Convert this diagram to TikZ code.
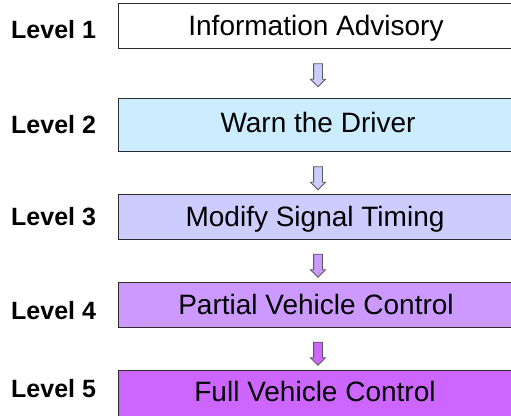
\documentclass[tikz,border=0pt]{standalone}
\usepackage{fontspec}
\setmainfont{Liberation Sans}
\usetikzlibrary{shapes.arrows}

\definecolor{lvOne}{HTML}{FFFFFF}
\definecolor{lvTwo}{HTML}{CCECFF}
\definecolor{lvThree}{HTML}{CCCCFF}
\definecolor{lvFour}{HTML}{CC99FF}
\definecolor{lvFive}{HTML}{CC66FF}
\definecolor{edge}{HTML}{2B2B2B}

\begin{document}
\begin{tikzpicture}[x=1pt,y=-1pt,
  levelbox/.style={draw=edge, line width=1pt, minimum width=396pt,
                   anchor=north west, inner sep=0pt},
  boxtext/.style={anchor=base, inner sep=0pt,
                  font=\fontsize{28}{32}\selectfont},
  leveltag/.style={anchor=base west, inner sep=0pt,
                   font=\bfseries\fontsize{25}{28}\selectfont},
  downarrow/.style={single arrow, shape border rotate=270, draw=black!65,
                    line width=0.9pt, minimum height=23pt, inner sep=4pt,
                    single arrow head extend=3pt, single arrow head indent=0pt}]
  \useasboundingbox (0,0) rectangle (511,415);
  \clip (0,0) rectangle (511,415);

  % stacked level boxes
  \node[levelbox, fill=lvOne,   minimum height=45pt] (b1) at (118,3)   {};
  \node[levelbox, fill=lvTwo,   minimum height=53pt] (b2) at (118,98)  {};
  \node[levelbox, fill=lvThree, minimum height=45pt] (b3) at (118,194) {};
  \node[levelbox, fill=lvFour,  minimum height=45pt] (b4) at (118,282) {};
  \node[levelbox, fill=lvFive,  minimum height=50pt] (b5) at (118,370) {};

  % box captions
  \node[boxtext] (t1) at (316,35)  {Information Advisory};
  \node[boxtext] (t2) at (318,132) {Warn the Driver};
  \node[boxtext] (t3) at (315,226) {Modify Signal Timing};
  \node[boxtext] (t4) at (316,314) {Partial Vehicle Control};
  \node[boxtext] (t5) at (315,401) {Full Vehicle Control};

  % level tags on the left
  \node[leveltag] (l1) at (11,38.5)  {Level 1};
  \node[leveltag] (l2) at (11,133.5) {Level 2};
  \node[leveltag] (l3) at (11,225.5) {Level 3};
  \node[leveltag] (l4) at (11,319.5) {Level 4};
  \node[leveltag] (l5) at (11,397.5) {Level 5};

  % block arrows between levels
  \node[downarrow, fill=lvThree] (a1) at (318,73)    {};
  \node[downarrow, fill=lvThree] (a2) at (318,176)   {};
  \node[downarrow, fill=lvFour]  (a3) at (318,263.5) {};
  \node[downarrow, fill=lvFive]  (a4) at (318,351.5) {};
\end{tikzpicture}
\end{document}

+--

WHAT YOU HAVE TO DO
Leave out the pictures and give the listing above again exactly.

RESPONSE TO THE EXERCISE
Convert this diagram to TikZ code.
\documentclass[tikz,border=0pt]{standalone}
\usepackage{fontspec}
\setmainfont{Liberation Sans}
\usetikzlibrary{shapes.arrows}

\definecolor{lvOne}{HTML}{FFFFFF}
\definecolor{lvTwo}{HTML}{CCECFF}
\definecolor{lvThree}{HTML}{CCCCFF}
\definecolor{lvFour}{HTML}{CC99FF}
\definecolor{lvFive}{HTML}{CC66FF}
\definecolor{edge}{HTML}{2B2B2B}

\begin{document}
\begin{tikzpicture}[x=1pt,y=-1pt,
  levelbox/.style={draw=edge, line width=1pt, minimum width=396pt,
                   anchor=north west, inner sep=0pt},
  boxtext/.style={anchor=base, inner sep=0pt,
                  font=\fontsize{28}{32}\selectfont},
  leveltag/.style={anchor=base west, inner sep=0pt,
                   font=\bfseries\fontsize{25}{28}\selectfont},
  downarrow/.style={single arrow, shape border rotate=270, draw=black!65,
                    line width=0.9pt, minimum height=23pt, inner sep=4pt,
                    single arrow head extend=3pt, single arrow head indent=0pt}]
  \useasboundingbox (0,0) rectangle (511,415);
  \clip (0,0) rectangle (511,415);

  % stacked level boxes
  \node[levelbox, fill=lvOne,   minimum height=45pt] (b1) at (118,3)   {};
  \node[levelbox, fill=lvTwo,   minimum height=53pt] (b2) at (118,98)  {};
  \node[levelbox, fill=lvThree, minimum height=45pt] (b3) at (118,194) {};
  \node[levelbox, fill=lvFour,  minimum height=45pt] (b4) at (118,282) {};
  \node[levelbox, fill=lvFive,  minimum height=50pt] (b5) at (118,370) {};

  % box captions
  \node[boxtext] (t1) at (316,35)  {Information Advisory};
  \node[boxtext] (t2) at (318,132) {Warn the Driver};
  \node[boxtext] (t3) at (315,226) {Modify Signal Timing};
  \node[boxtext] (t4) at (316,314) {Partial Vehicle Control};
  \node[boxtext] (t5) at (315,401) {Full Vehicle Control};

  % level tags on the left
  \node[leveltag] (l1) at (11,38.5)  {Level 1};
  \node[leveltag] (l2) at (11,133.5) {Level 2};
  \node[leveltag] (l3) at (11,225.5) {Level 3};
  \node[leveltag] (l4) at (11,319.5) {Level 4};
  \node[leveltag] (l5) at (11,397.5) {Level 5};

  % block arrows between levels
  \node[downarrow, fill=lvThree] (a1) at (318,73)    {};
  \node[downarrow, fill=lvThree] (a2) at (318,176)   {};
  \node[downarrow, fill=lvFour]  (a3) at (318,263.5) {};
  \node[downarrow, fill=lvFive]  (a4) at (318,351.5) {};
\end{tikzpicture}
\end{document}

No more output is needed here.